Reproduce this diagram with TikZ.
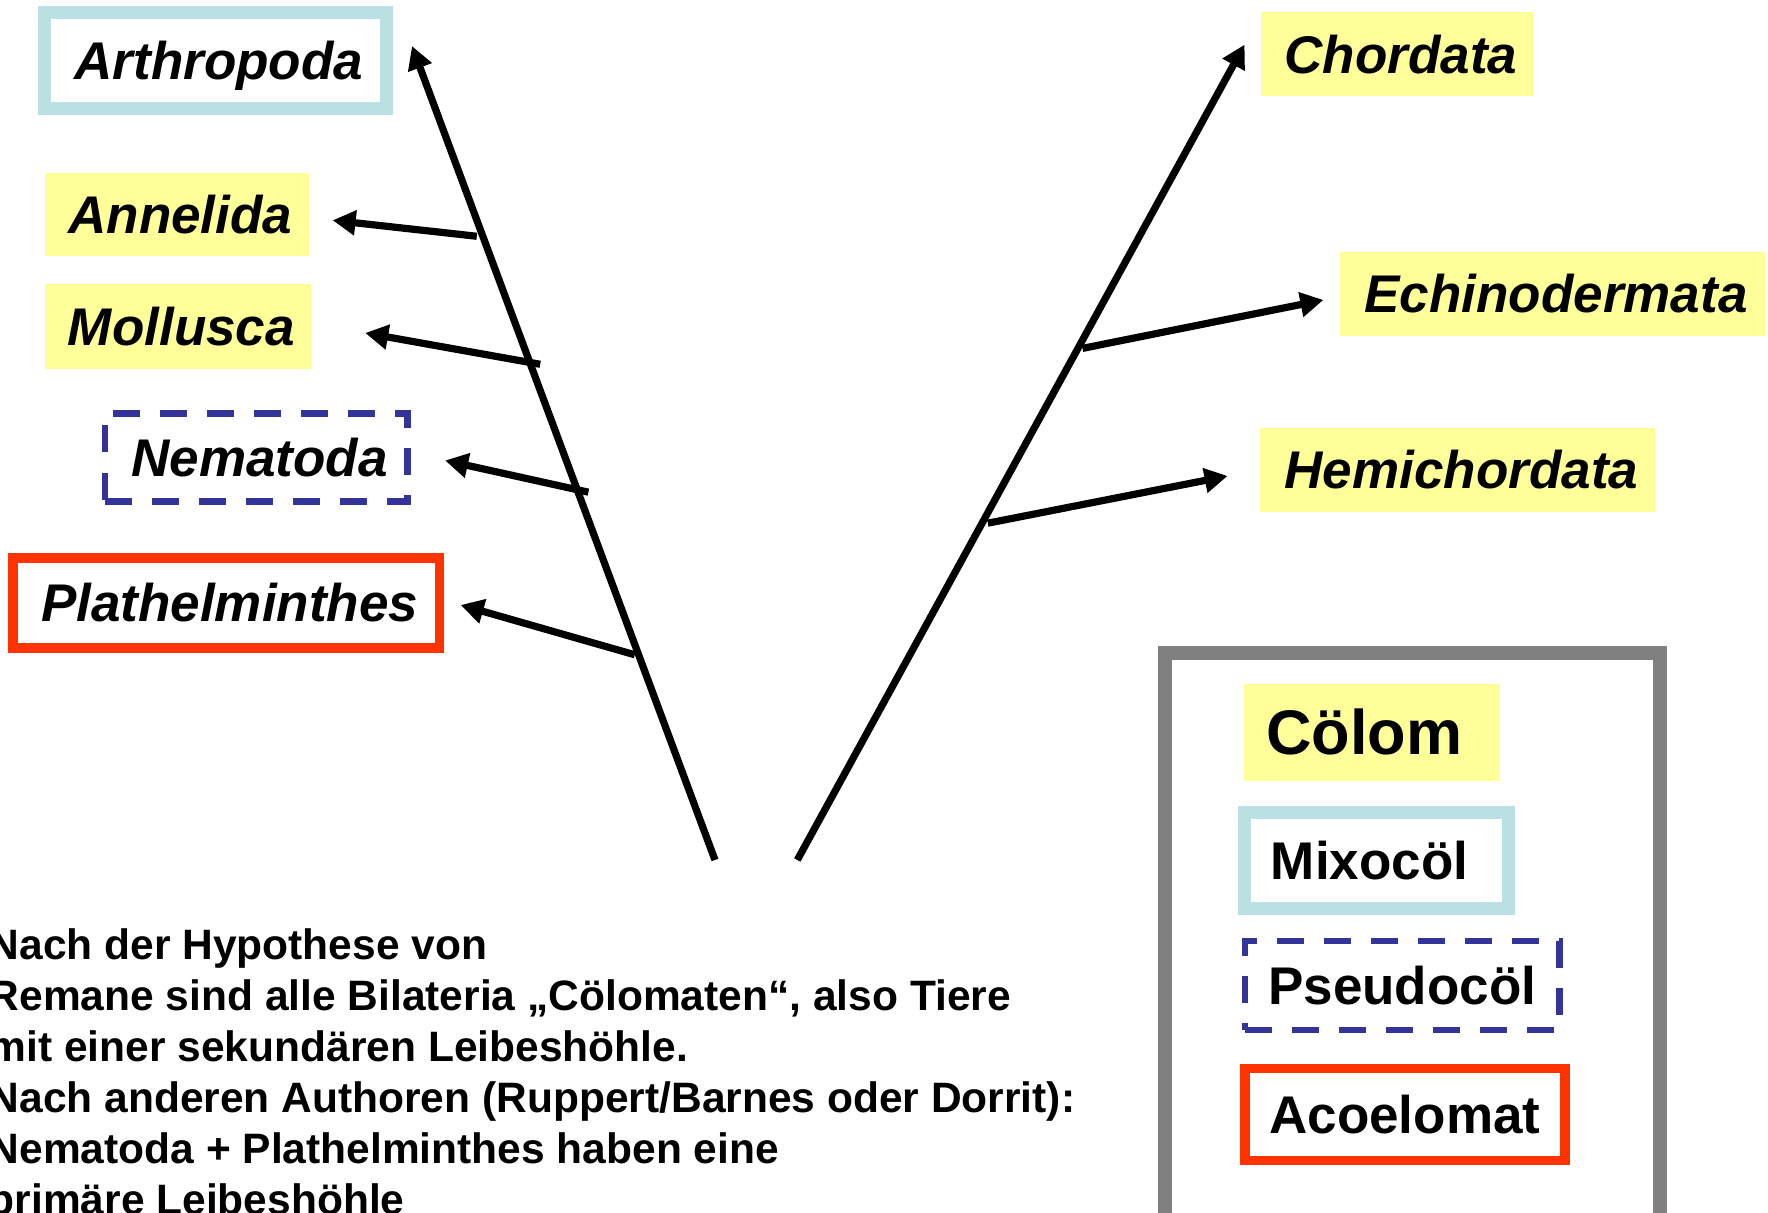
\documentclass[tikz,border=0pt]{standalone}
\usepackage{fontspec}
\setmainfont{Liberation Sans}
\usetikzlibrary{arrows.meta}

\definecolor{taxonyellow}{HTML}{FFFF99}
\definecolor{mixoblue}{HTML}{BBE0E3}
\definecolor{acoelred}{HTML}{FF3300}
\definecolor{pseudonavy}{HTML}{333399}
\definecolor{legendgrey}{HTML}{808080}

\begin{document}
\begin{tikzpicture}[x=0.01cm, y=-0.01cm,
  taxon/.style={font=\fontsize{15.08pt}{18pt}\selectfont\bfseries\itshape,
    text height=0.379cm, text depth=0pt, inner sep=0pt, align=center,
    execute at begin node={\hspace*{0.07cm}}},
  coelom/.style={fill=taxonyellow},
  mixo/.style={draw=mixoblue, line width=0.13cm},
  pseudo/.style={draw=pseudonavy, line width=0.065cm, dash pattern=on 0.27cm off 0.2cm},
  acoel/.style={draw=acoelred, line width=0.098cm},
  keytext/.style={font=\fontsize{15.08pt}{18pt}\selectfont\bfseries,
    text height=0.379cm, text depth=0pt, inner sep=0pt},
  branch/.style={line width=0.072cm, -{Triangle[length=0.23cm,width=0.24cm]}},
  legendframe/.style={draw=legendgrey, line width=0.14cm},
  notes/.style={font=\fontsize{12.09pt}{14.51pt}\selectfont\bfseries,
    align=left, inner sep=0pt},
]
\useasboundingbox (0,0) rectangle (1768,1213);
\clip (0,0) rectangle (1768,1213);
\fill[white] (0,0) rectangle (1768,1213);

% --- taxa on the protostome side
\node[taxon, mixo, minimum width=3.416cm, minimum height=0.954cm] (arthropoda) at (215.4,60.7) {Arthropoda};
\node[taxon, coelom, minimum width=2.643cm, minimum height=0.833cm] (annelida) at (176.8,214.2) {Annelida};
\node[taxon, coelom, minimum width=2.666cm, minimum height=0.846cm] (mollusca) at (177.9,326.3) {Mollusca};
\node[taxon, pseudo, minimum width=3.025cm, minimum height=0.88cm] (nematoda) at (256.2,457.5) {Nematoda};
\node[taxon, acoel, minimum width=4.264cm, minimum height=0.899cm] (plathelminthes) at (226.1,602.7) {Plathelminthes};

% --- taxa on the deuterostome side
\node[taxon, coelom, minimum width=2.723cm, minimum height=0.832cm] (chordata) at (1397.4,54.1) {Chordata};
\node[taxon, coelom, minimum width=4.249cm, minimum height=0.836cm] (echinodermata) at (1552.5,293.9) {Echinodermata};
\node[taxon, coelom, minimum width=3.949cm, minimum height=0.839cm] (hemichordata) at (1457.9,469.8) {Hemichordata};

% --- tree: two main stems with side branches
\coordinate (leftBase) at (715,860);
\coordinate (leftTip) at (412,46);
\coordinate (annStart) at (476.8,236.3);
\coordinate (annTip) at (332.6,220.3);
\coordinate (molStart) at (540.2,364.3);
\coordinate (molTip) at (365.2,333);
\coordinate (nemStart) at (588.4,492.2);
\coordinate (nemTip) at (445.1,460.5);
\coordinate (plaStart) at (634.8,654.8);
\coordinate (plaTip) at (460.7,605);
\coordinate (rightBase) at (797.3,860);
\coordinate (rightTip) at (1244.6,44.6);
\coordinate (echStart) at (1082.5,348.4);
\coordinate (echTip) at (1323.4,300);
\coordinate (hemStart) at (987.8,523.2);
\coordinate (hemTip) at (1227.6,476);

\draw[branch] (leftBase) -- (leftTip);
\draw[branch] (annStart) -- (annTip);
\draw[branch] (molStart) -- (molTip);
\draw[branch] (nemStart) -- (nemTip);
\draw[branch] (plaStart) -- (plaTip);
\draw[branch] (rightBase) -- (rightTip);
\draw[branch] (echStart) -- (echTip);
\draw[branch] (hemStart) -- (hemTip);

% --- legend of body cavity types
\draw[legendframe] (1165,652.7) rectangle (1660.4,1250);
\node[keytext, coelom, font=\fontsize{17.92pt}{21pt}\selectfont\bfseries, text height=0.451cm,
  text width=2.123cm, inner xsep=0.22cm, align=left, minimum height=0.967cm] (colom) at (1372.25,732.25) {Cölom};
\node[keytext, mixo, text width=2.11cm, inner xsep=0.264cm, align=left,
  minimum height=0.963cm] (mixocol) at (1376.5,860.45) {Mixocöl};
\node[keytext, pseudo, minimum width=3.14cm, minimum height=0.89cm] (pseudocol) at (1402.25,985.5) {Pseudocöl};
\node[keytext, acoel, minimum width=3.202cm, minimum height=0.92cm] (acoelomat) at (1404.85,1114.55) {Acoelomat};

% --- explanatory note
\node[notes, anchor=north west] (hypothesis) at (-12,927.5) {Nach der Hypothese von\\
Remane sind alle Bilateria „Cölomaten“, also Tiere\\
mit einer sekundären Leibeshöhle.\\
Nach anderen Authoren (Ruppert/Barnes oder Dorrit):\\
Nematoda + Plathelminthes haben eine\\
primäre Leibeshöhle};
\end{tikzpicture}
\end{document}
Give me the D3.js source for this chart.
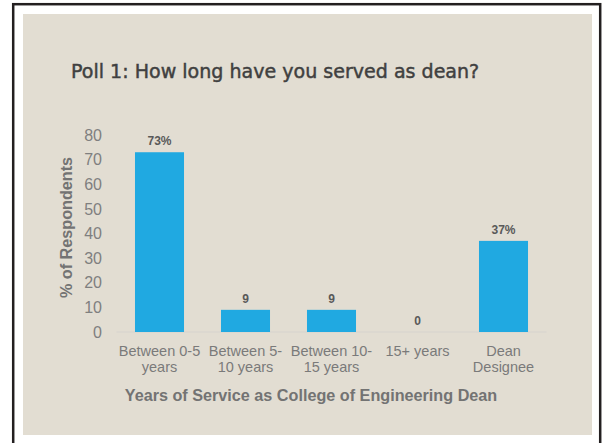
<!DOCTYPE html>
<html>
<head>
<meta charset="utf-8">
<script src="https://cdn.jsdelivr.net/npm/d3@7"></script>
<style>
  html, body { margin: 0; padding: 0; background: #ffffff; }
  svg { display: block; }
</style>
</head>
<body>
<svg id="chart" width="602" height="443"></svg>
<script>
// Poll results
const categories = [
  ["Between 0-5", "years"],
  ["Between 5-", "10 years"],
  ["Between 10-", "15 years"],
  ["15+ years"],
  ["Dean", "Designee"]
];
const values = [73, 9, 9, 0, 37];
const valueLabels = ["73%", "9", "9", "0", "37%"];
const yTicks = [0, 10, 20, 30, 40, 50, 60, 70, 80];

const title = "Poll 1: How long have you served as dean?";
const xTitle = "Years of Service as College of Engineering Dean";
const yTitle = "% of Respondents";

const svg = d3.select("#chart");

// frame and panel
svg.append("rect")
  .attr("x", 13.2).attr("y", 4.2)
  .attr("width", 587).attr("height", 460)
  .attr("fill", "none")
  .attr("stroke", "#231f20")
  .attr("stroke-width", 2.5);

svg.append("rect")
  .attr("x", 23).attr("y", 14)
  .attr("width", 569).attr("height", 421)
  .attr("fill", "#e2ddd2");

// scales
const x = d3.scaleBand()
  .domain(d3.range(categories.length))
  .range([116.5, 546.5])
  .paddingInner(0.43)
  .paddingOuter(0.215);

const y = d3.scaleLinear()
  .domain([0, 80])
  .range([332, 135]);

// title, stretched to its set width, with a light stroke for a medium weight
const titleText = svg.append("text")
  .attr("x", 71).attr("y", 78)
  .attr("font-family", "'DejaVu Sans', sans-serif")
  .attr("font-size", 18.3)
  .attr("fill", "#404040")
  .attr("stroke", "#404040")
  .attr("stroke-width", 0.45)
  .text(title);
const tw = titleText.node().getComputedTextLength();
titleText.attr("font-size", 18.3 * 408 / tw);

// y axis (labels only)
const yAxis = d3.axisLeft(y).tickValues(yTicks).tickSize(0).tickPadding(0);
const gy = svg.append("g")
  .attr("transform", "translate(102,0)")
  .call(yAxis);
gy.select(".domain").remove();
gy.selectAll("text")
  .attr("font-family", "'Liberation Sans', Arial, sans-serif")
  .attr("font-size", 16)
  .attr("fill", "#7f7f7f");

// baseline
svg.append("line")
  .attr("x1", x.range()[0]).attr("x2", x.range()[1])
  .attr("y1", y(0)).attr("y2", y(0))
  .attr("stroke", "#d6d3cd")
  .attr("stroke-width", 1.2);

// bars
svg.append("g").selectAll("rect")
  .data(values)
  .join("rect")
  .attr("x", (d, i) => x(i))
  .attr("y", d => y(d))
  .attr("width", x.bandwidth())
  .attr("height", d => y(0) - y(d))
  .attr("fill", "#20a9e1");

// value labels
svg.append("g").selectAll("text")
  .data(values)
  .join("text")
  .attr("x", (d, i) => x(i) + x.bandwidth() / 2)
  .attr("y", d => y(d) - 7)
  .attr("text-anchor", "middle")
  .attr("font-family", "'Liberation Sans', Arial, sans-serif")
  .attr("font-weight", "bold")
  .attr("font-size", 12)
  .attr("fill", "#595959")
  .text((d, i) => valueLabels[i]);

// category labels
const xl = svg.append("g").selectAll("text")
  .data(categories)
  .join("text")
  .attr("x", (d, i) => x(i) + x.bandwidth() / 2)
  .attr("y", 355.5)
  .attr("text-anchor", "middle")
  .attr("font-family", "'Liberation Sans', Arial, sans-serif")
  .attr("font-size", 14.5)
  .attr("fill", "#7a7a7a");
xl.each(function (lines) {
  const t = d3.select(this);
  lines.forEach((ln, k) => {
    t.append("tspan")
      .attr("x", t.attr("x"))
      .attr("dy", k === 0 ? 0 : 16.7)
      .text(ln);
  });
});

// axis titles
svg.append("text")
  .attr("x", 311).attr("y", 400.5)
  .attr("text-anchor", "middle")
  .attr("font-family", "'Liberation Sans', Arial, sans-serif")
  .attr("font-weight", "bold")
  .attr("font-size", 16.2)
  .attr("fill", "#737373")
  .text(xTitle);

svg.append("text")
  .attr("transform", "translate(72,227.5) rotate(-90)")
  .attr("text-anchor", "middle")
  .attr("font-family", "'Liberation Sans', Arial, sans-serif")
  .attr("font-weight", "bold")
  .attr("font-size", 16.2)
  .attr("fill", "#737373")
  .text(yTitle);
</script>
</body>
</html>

### Brief
Leave the pictures out, and transcribe exactly the lines above starting at the one that contains "Give me the D3.js source for this chart." and ending at the one that contains "60, 70, 80];".

### Answer to this task
Give me the D3.js source for this chart.
<!DOCTYPE html>
<html>
<head>
<meta charset="utf-8">
<script src="https://cdn.jsdelivr.net/npm/d3@7"></script>
<style>
  html, body { margin: 0; padding: 0; background: #ffffff; }
  svg { display: block; }
</style>
</head>
<body>
<svg id="chart" width="602" height="443"></svg>
<script>
// Poll results
const categories = [
  ["Between 0-5", "years"],
  ["Between 5-", "10 years"],
  ["Between 10-", "15 years"],
  ["15+ years"],
  ["Dean", "Designee"]
];
const values = [73, 9, 9, 0, 37];
const valueLabels = ["73%", "9", "9", "0", "37%"];
const yTicks = [0, 10, 20, 30, 40, 50, 60, 70, 80];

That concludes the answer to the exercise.